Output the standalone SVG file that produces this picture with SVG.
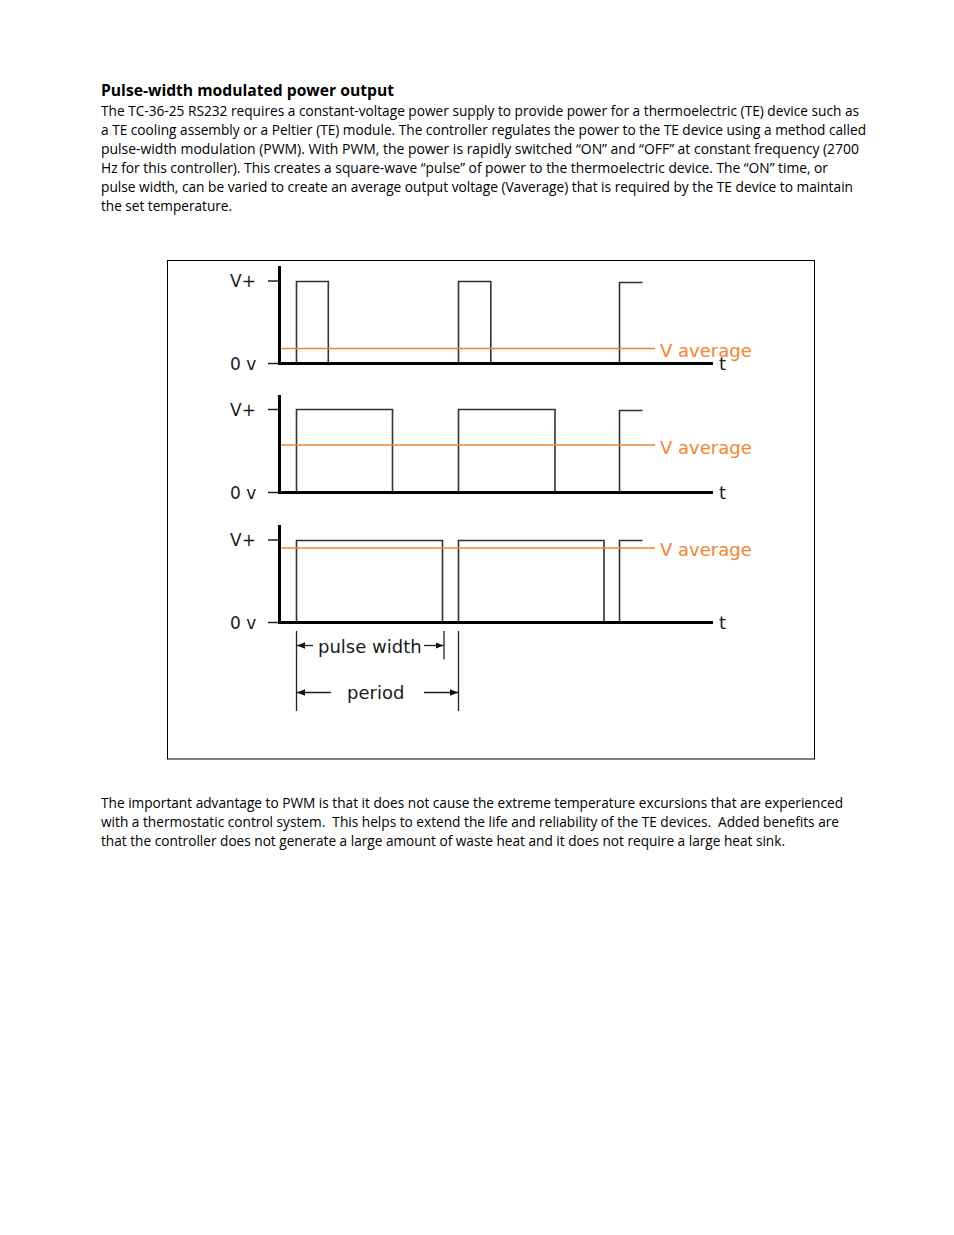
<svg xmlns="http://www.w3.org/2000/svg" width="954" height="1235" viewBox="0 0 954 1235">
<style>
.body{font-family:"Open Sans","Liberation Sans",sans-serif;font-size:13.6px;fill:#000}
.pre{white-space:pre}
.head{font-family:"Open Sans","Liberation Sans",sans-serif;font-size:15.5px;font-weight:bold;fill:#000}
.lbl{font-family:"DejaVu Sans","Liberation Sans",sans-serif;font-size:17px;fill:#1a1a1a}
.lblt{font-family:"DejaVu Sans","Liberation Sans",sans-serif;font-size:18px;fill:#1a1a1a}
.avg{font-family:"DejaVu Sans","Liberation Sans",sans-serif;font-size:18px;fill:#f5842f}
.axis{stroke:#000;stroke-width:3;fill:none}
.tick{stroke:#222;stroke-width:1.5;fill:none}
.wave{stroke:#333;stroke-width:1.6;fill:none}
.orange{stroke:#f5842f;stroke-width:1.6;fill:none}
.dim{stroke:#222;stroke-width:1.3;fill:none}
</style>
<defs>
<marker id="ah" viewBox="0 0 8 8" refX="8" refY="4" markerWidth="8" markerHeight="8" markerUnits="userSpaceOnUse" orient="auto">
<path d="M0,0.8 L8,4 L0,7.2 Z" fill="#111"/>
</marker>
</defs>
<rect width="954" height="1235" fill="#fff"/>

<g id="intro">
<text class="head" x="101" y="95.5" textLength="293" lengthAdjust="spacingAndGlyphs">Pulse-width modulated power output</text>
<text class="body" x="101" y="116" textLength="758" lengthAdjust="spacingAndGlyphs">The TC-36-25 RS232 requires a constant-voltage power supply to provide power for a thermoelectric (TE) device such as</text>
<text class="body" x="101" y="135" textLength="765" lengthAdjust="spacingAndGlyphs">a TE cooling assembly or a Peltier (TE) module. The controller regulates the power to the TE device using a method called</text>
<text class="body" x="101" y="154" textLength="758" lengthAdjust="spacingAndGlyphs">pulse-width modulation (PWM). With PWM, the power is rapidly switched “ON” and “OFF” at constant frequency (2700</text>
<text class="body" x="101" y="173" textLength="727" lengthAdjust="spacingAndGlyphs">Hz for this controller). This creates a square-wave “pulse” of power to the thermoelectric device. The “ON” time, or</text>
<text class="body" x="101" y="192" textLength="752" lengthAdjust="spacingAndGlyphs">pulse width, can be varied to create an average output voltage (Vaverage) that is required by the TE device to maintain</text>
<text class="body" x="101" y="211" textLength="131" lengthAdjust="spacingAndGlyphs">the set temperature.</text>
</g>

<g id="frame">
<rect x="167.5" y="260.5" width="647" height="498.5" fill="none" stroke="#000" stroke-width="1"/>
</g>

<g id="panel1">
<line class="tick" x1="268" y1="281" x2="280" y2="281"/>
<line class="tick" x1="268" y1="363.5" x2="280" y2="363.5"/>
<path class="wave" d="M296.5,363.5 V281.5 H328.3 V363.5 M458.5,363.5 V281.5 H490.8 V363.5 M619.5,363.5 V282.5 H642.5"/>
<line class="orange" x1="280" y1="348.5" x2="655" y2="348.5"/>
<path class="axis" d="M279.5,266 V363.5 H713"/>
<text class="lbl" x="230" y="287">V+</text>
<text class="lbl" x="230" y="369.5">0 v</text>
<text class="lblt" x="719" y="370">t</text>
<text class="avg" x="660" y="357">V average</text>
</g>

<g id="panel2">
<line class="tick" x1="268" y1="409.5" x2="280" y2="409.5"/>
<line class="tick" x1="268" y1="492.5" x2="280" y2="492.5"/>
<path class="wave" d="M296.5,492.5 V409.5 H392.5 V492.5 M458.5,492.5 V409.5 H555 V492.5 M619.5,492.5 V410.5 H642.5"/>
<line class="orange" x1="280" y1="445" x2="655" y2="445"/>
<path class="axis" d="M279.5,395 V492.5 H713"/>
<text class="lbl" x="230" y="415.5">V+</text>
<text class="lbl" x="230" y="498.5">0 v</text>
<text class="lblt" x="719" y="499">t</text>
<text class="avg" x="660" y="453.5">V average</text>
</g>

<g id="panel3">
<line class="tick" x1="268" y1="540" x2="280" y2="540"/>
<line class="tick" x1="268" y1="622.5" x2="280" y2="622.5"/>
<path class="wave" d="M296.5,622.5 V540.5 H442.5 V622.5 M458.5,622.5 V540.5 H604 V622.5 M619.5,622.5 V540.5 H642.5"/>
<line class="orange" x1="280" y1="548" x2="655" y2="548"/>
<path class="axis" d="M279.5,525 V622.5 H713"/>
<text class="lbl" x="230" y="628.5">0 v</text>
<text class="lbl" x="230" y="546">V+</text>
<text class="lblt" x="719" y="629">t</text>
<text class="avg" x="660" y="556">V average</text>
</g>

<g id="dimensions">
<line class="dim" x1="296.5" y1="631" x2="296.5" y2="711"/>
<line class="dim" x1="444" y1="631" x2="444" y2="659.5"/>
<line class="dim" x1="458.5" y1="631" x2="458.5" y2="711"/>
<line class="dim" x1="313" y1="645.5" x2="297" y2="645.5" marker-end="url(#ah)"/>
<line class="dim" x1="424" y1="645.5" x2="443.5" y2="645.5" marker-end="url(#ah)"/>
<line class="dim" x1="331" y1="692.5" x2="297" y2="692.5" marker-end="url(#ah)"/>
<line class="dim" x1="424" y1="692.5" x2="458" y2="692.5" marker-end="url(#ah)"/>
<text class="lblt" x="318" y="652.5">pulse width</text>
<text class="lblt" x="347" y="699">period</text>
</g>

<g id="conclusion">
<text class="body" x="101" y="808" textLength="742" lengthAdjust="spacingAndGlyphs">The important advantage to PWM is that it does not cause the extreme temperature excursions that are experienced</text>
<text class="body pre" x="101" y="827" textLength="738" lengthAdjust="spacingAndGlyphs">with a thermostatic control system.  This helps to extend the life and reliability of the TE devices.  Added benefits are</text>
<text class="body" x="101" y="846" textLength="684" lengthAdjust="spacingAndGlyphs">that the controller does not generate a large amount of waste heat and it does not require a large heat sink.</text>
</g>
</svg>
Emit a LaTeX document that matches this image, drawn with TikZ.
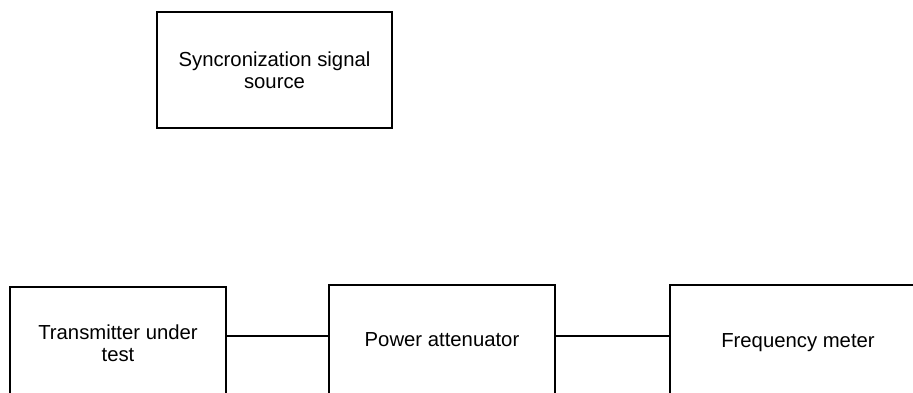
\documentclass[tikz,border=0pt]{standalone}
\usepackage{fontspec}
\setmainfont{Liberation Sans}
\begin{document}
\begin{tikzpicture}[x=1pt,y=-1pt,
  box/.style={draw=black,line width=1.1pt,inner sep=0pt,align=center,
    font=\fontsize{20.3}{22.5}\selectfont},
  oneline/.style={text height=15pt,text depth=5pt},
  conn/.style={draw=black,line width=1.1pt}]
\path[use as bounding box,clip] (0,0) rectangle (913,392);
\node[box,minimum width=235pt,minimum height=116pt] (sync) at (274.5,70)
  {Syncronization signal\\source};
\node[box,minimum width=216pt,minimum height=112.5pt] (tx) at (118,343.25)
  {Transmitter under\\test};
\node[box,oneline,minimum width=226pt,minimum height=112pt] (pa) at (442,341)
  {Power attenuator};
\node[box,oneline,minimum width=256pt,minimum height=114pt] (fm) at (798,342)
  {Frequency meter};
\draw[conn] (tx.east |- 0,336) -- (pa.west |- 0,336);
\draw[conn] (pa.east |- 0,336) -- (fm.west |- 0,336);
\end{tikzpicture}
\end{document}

...

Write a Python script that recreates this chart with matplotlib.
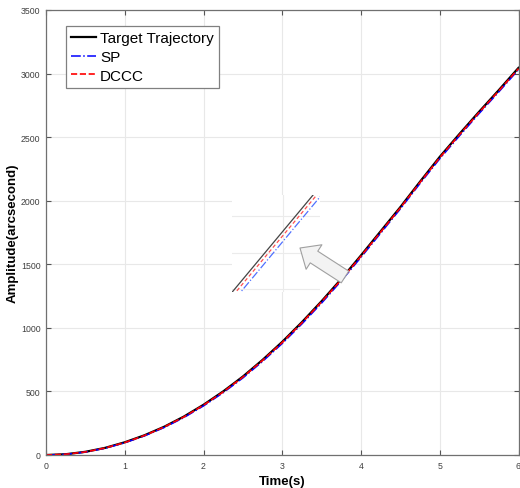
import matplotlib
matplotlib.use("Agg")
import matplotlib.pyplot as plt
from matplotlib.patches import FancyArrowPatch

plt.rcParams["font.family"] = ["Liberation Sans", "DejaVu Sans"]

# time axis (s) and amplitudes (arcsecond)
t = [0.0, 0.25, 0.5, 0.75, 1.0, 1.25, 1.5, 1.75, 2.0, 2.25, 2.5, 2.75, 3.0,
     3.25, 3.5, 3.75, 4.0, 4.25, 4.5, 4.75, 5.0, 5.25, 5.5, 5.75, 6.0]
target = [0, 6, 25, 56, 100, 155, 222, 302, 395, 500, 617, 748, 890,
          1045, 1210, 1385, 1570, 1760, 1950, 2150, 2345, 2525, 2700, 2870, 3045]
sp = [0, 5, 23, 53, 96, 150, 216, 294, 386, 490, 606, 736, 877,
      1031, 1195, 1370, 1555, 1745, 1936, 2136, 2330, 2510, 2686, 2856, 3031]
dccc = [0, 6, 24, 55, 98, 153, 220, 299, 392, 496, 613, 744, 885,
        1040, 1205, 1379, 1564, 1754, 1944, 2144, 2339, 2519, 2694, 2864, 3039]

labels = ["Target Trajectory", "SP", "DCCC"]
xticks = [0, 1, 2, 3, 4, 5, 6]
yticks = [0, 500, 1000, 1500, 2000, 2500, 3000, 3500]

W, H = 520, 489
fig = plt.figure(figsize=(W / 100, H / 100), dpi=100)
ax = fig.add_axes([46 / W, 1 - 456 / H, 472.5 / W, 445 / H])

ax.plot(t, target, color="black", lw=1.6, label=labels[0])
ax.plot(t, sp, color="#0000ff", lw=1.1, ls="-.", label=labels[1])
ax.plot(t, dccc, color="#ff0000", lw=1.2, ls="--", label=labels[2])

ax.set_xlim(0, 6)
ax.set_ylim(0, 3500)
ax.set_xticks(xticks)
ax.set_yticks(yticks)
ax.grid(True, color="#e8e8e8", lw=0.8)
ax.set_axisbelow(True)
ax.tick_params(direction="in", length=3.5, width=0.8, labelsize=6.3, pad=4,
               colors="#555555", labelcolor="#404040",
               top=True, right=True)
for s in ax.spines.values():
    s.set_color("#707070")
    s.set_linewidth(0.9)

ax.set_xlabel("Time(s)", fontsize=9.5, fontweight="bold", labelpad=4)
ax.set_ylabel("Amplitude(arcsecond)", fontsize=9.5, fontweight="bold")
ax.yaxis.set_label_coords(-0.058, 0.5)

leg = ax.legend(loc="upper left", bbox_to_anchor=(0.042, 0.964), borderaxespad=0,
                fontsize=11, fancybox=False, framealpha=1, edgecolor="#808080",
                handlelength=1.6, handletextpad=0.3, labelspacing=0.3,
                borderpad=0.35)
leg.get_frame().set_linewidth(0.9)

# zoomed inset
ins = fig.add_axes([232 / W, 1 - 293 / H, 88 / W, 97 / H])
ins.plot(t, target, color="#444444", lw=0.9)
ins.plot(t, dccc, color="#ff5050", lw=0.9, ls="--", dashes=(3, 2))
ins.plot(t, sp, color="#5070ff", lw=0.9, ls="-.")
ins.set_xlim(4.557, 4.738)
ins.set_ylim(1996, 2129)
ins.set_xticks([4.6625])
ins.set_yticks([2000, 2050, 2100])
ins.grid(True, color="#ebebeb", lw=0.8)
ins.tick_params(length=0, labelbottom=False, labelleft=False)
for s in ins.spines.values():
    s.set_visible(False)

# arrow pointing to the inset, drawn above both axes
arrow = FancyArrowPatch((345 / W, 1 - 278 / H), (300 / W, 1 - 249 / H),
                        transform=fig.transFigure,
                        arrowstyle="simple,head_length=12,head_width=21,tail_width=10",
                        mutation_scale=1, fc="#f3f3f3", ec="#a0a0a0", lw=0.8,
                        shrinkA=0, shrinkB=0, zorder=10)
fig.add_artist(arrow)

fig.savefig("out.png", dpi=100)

# What the task asks
In the records above, find the lines containing "that" and copy them.

# Expected output
Output the standalone SVG file that produces this picture with SVG.
<text class="body" x="101" y="192" textLength="752" lengthAdjust="spacingAndGlyphs">pulse width, can be varied to create an average output voltage (Vaverage) that is required by the TE device to maintain</text>
<text class="body" x="101" y="808" textLength="742" lengthAdjust="spacingAndGlyphs">The important advantage to PWM is that it does not cause the extreme temperature excursions that are experienced</text>
<text class="body" x="101" y="846" textLength="684" lengthAdjust="spacingAndGlyphs">that the controller does not generate a large amount of waste heat and it does not require a large heat sink.</text>
Emit a LaTeX document that matches this image, drawn with TikZ.
Write a Python script that recreates this chart with matplotlib.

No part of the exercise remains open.